In an integrated market, however, different ratios do not – cannot – mean different degrees of concern. Repercussions of high NPL levels cross borders: through banks’ balances sheet cross-exposures, through economic spillovers in the face of subdued credit supply and hindered monetary policy transmission and inevitably through market perception. The systemic nature of such risks is heightened by widespread low bank profitability, increasing capital requirements and a still incipient NPL secondary market.
NPLs are, indisputably, a European problem. And a European problem calls for a European approach. But to what extent?
A European approach resides first and foremost on concerted action from all Member States. Enhanced efforts at national level, especially in what regards bank supervision and marked improvements in the legal/judicial/tax framework – notably to reduce the significant bid/ask spread in NPLs secondary market – are a necessary condition to address the high NPL stock and to build the foundations for a better management of flows. But they are certainly not sufficient. The abovementioned risks of contagion also require targeted and potent initiatives to reduce the NPL stock – and this is where a unified European strategy could prove more valuable.
A European problem calls for a European approach. But to what extent?
The first step for a unified European strategy is acknowledging its need. In the face of non-negligible risks to financial stability and financial integration, as well as the referred heterogeneity across banks and economies, a debate should be launched on the possible mismatch between the repercussions of high NPL levels and the current strictness of the EU legal and regulatory framework. In particular, the BRRD was designed for a steady-state, which is still far from the current situation in financial markets, and State aid rules, while placing financial stability at the core, seem to provide little flexibility to address the systemic nature of the problem.

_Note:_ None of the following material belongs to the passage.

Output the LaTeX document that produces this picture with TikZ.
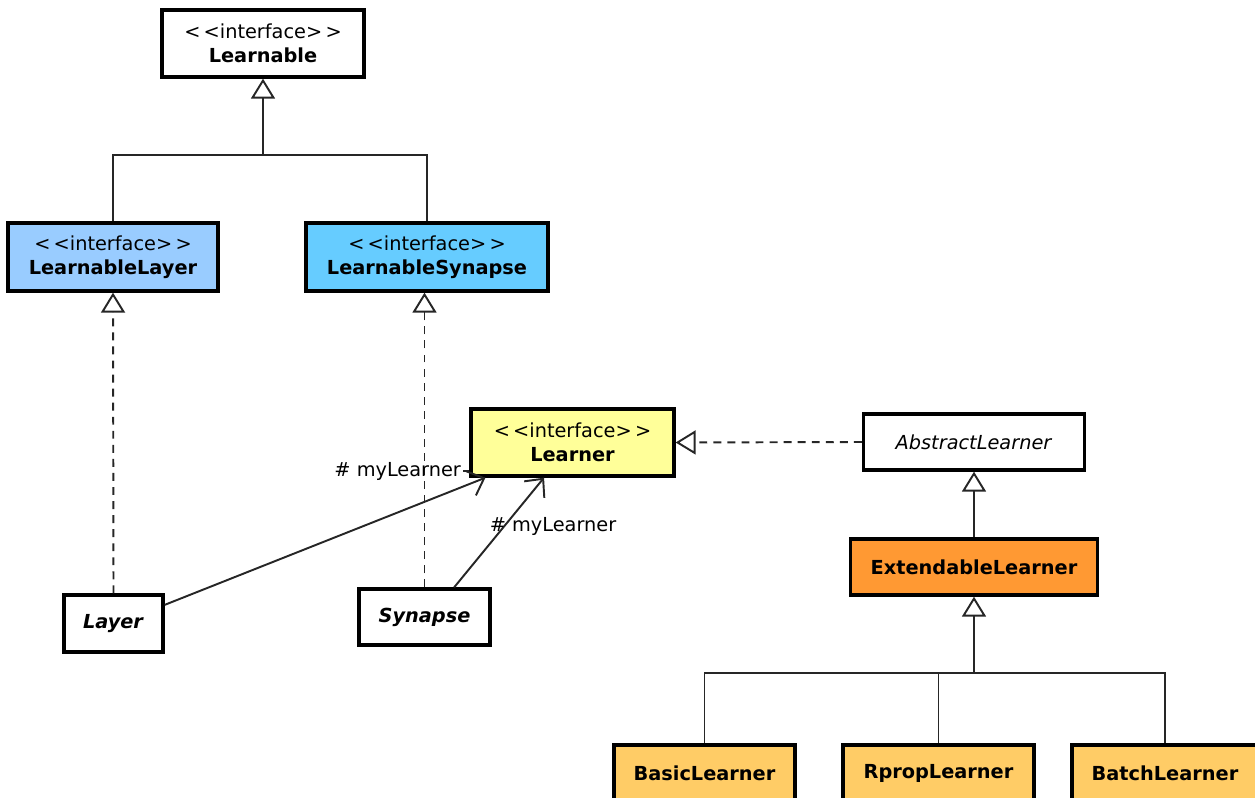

To reduce NPLs in a significant and swift way, these constraints must be addressed – but only a European approach can do so while ensuring the necessary level playing field, an essential precondition for the coordinated action that should follow.
This discussion – ideally complemented by enhanced flexibility – would provide decisive clarity on the rules of the game and likely pave the way for bolder solutions at national level, especially in countries where the NPL challenge is more pressing. It could also be the starting point for considering and conceiving a more ambitious strategy to effectively reduce NPL stocks across Europe. A strategy with the necessary firepower to enhance national efforts and complement ongoing initiatives in the SSM and other European fora. Some promising European approaches have been recently put forward and deserve to be further explored.